New rules cut condo owners' loan options
WASHINGTON — Condo industry leaders, from the 30,000-member Community Associations Institute to individual unit owners and realty agents, say a series of rule revisions by the Federal Housing Administration has caused thousands of condo projects to become ineligible for FHA mortgages. This, in turn, has abruptly shut off loan money for condo buyers and refinancers, forcing them to pursue conventional bank loans requiring much higher down payments.
FHA says the rule changes — which focus on project budgets, insurance and financial reserves — have been prudent and are designed to avert losses from delinquencies and foreclosures. But the agency confirms that thousands of condo projects have failed to obtain or apply for recertifications under the new rules. Out of about 25,000 condo projects nationwide with expiration dates for FHA eligibility between December and Sept. 30, 2011, only 2,100 (8.4 percent) have been approved or recertified by the agency, according to Lemar Wooley, an agency spokesman.

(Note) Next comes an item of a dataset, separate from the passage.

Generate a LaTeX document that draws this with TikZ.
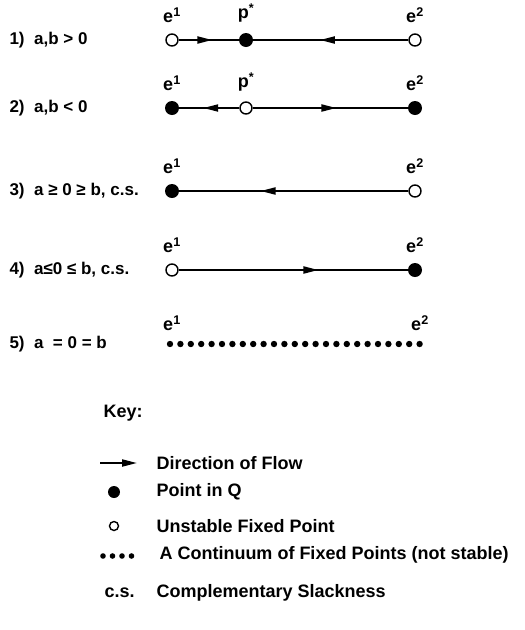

Bernard Robinson, an owner of a unit in District Heights, Md., says that because of delinquencies on homeowner association payments in his development that exceed the FHA's limit, he and his wife have not been able to refinance. "We are qualified to refinance personally," he said in an interview, but because the development is not certified, "our unit isn't. We've exhausted all our options. They're going to force us to walk away."
Critics say that the FHA did not consult adequately with the condo industry before changing its rules — a charge the FHA denies — and contend that the agency did not think through some of its policies. Andrew Fortin, government affairs director of the Community Associations Institute, says the rule that is hampering Robinson's refinancing — that no more than 15 percent of the unit owners in a project be 30 days or more delinquent on their association dues — is often impossible for volunteer boards of directors in large projects to keep track of, much less to certify to FHA.
Even worse, according to other critics, the new rules put board members into legal jeopardy by requiring them to sign certifications attesting that the condo documents comply with all local statutes and that they have no knowledge of situations that could cause any unit owner to become delinquent later. The mandatory certification carries a maximum penalty of $1 million in fines and 30 years imprisonment if found to be incorrect. Large numbers of condo boards have balked at this requirement, critics say, leading to the drastic drop in certification requests and condo eligibility.
Bottom line: If an FHA loan figures in your plans, first check with the association board. If the project isn't certified, you are cut off — at least for now — from some of the most favorable mortgage terms in the marketplace.